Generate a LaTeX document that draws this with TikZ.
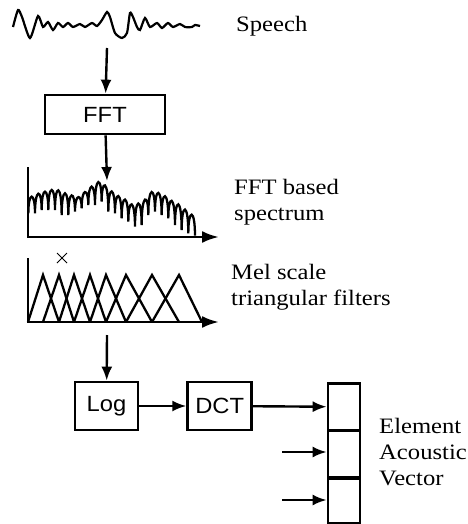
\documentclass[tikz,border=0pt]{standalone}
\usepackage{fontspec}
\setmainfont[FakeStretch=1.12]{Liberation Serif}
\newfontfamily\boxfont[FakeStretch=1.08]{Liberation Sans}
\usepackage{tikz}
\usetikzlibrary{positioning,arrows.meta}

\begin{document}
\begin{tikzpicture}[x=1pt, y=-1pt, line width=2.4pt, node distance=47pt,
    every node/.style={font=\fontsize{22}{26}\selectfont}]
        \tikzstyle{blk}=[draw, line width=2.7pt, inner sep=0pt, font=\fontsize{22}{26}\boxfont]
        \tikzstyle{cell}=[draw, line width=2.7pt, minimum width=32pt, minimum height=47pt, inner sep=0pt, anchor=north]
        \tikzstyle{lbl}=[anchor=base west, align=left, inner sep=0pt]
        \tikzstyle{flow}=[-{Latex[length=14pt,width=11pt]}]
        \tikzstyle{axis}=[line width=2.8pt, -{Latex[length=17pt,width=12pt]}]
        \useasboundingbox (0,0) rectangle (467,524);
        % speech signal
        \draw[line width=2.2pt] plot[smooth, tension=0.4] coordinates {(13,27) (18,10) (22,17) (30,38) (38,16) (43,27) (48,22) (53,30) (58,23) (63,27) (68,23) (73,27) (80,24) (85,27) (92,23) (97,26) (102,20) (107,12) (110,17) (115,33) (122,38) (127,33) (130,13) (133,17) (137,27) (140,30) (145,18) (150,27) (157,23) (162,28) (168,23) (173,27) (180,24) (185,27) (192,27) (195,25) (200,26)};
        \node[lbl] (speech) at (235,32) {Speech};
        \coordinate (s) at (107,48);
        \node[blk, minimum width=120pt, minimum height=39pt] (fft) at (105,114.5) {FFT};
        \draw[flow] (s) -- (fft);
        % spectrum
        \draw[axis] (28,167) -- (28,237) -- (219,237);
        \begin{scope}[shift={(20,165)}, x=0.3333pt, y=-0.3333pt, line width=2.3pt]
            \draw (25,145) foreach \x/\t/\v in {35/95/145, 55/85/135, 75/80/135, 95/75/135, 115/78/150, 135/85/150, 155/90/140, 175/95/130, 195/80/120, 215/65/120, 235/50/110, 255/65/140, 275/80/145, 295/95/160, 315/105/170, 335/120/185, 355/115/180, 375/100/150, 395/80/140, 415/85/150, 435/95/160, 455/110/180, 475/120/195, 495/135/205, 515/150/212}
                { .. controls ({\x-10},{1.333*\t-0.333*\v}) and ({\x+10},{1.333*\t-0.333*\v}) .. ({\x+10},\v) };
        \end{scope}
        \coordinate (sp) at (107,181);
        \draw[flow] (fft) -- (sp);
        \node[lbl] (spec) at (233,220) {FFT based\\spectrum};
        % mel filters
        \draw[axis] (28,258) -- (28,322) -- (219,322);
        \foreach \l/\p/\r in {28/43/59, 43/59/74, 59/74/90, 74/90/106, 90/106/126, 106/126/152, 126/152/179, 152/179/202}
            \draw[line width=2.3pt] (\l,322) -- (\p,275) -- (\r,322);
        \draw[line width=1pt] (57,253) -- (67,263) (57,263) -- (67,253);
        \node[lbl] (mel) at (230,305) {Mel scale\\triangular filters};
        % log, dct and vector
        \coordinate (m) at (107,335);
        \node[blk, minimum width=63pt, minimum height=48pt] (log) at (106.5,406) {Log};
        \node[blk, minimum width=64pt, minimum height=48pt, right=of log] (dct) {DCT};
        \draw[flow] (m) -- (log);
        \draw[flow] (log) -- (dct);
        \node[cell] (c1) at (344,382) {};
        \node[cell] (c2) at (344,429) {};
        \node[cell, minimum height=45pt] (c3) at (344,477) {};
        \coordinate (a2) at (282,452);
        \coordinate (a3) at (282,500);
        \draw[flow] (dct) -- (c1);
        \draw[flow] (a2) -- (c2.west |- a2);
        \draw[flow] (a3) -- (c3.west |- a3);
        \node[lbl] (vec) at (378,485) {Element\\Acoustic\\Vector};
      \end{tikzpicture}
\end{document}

******

* Goal of the exercise
Please set down each line of the data above exactly as written, without the pictures.

* Answer for this exercise
Generate a LaTeX document that draws this with TikZ.
\documentclass[tikz,border=0pt]{standalone}
\usepackage{fontspec}
\setmainfont[FakeStretch=1.12]{Liberation Serif}
\newfontfamily\boxfont[FakeStretch=1.08]{Liberation Sans}
\usepackage{tikz}
\usetikzlibrary{positioning,arrows.meta}

\begin{document}
\begin{tikzpicture}[x=1pt, y=-1pt, line width=2.4pt, node distance=47pt,
    every node/.style={font=\fontsize{22}{26}\selectfont}]
        \tikzstyle{blk}=[draw, line width=2.7pt, inner sep=0pt, font=\fontsize{22}{26}\boxfont]
        \tikzstyle{cell}=[draw, line width=2.7pt, minimum width=32pt, minimum height=47pt, inner sep=0pt, anchor=north]
        \tikzstyle{lbl}=[anchor=base west, align=left, inner sep=0pt]
        \tikzstyle{flow}=[-{Latex[length=14pt,width=11pt]}]
        \tikzstyle{axis}=[line width=2.8pt, -{Latex[length=17pt,width=12pt]}]
        \useasboundingbox (0,0) rectangle (467,524);
        % speech signal
        \draw[line width=2.2pt] plot[smooth, tension=0.4] coordinates {(13,27) (18,10) (22,17) (30,38) (38,16) (43,27) (48,22) (53,30) (58,23) (63,27) (68,23) (73,27) (80,24) (85,27) (92,23) (97,26) (102,20) (107,12) (110,17) (115,33) (122,38) (127,33) (130,13) (133,17) (137,27) (140,30) (145,18) (150,27) (157,23) (162,28) (168,23) (173,27) (180,24) (185,27) (192,27) (195,25) (200,26)};
        \node[lbl] (speech) at (235,32) {Speech};
        \coordinate (s) at (107,48);
        \node[blk, minimum width=120pt, minimum height=39pt] (fft) at (105,114.5) {FFT};
        \draw[flow] (s) -- (fft);
        % spectrum
        \draw[axis] (28,167) -- (28,237) -- (219,237);
        \begin{scope}[shift={(20,165)}, x=0.3333pt, y=-0.3333pt, line width=2.3pt]
            \draw (25,145) foreach \x/\t/\v in {35/95/145, 55/85/135, 75/80/135, 95/75/135, 115/78/150, 135/85/150, 155/90/140, 175/95/130, 195/80/120, 215/65/120, 235/50/110, 255/65/140, 275/80/145, 295/95/160, 315/105/170, 335/120/185, 355/115/180, 375/100/150, 395/80/140, 415/85/150, 435/95/160, 455/110/180, 475/120/195, 495/135/205, 515/150/212}
                { .. controls ({\x-10},{1.333*\t-0.333*\v}) and ({\x+10},{1.333*\t-0.333*\v}) .. ({\x+10},\v) };
        \end{scope}
        \coordinate (sp) at (107,181);
        \draw[flow] (fft) -- (sp);
        \node[lbl] (spec) at (233,220) {FFT based\\spectrum};
        % mel filters
        \draw[axis] (28,258) -- (28,322) -- (219,322);
        \foreach \l/\p/\r in {28/43/59, 43/59/74, 59/74/90, 74/90/106, 90/106/126, 106/126/152, 126/152/179, 152/179/202}
            \draw[line width=2.3pt] (\l,322) -- (\p,275) -- (\r,322);
        \draw[line width=1pt] (57,253) -- (67,263) (57,263) -- (67,253);
        \node[lbl] (mel) at (230,305) {Mel scale\\triangular filters};
        % log, dct and vector
        \coordinate (m) at (107,335);
        \node[blk, minimum width=63pt, minimum height=48pt] (log) at (106.5,406) {Log};
        \node[blk, minimum width=64pt, minimum height=48pt, right=of log] (dct) {DCT};
        \draw[flow] (m) -- (log);
        \draw[flow] (log) -- (dct);
        \node[cell] (c1) at (344,382) {};
        \node[cell] (c2) at (344,429) {};
        \node[cell, minimum height=45pt] (c3) at (344,477) {};
        \coordinate (a2) at (282,452);
        \coordinate (a3) at (282,500);
        \draw[flow] (dct) -- (c1);
        \draw[flow] (a2) -- (c2.west |- a2);
        \draw[flow] (a3) -- (c3.west |- a3);
        \node[lbl] (vec) at (378,485) {Element\\Acoustic\\Vector};
      \end{tikzpicture}
\end{document}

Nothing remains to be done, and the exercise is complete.